> [WHAT THE TASK ASKS]: Scan the data for "this" and copy the lines it appears in.

> [ENTRIES SUPPLIED]:
((

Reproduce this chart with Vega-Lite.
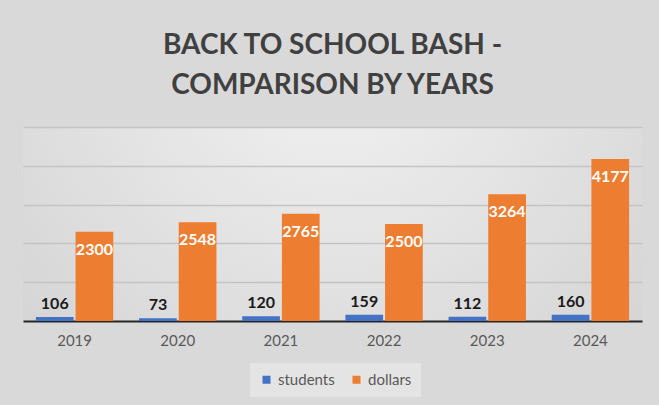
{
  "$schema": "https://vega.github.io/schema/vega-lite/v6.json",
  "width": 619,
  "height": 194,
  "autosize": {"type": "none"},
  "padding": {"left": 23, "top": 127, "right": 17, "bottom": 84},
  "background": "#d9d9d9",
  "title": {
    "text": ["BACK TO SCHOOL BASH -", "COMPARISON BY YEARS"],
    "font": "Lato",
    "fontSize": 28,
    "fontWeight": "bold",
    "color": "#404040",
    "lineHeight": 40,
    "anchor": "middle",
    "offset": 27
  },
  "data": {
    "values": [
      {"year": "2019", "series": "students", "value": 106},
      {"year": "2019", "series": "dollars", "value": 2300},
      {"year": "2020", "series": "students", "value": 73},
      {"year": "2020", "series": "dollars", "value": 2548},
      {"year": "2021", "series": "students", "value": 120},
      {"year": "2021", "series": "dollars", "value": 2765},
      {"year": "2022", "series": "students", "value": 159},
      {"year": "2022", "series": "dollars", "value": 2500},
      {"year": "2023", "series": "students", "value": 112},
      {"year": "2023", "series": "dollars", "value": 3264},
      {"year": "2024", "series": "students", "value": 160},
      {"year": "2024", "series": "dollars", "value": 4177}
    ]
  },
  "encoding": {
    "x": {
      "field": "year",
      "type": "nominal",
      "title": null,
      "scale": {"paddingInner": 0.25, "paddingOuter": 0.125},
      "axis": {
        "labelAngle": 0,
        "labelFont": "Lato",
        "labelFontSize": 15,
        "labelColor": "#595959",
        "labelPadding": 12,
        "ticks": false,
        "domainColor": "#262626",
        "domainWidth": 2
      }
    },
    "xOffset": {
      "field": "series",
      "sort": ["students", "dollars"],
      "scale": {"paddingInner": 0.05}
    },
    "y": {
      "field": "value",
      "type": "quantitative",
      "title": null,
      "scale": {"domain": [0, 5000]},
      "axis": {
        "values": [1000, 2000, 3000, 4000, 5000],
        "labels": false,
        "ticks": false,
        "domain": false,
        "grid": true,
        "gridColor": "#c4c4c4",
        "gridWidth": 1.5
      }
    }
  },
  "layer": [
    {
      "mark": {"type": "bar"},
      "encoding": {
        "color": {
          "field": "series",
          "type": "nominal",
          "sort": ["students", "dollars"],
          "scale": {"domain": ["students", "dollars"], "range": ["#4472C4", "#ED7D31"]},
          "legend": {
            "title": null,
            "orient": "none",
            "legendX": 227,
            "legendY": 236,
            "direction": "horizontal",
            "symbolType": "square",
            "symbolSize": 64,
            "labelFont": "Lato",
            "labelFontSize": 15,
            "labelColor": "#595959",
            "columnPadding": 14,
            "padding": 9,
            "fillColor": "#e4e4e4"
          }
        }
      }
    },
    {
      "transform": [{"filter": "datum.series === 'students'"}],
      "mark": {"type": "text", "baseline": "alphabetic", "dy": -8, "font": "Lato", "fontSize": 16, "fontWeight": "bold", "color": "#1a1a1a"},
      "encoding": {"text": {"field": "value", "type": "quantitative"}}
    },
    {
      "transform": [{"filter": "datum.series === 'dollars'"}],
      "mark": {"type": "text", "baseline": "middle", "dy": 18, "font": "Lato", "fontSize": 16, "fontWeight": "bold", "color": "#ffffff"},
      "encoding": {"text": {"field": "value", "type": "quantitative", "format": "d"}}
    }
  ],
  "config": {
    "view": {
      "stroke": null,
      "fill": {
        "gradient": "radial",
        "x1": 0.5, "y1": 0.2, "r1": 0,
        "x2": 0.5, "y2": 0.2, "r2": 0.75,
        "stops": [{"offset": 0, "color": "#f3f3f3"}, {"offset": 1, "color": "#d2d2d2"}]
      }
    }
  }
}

))
((

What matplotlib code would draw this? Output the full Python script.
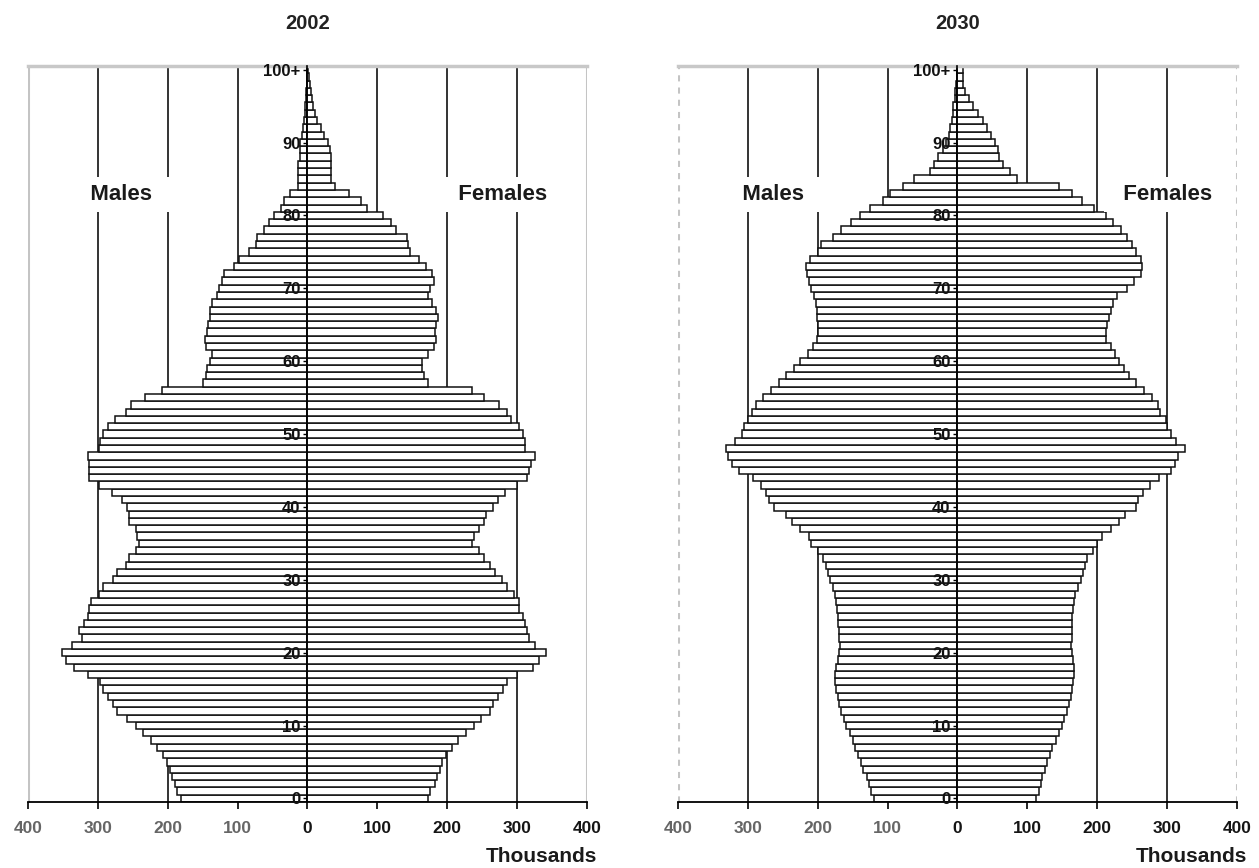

))

> [RESPONSE TO THE EXERCISE]:
Reproduce this chart with Vega-Lite.
What matplotlib code would draw this? Output the full Python script.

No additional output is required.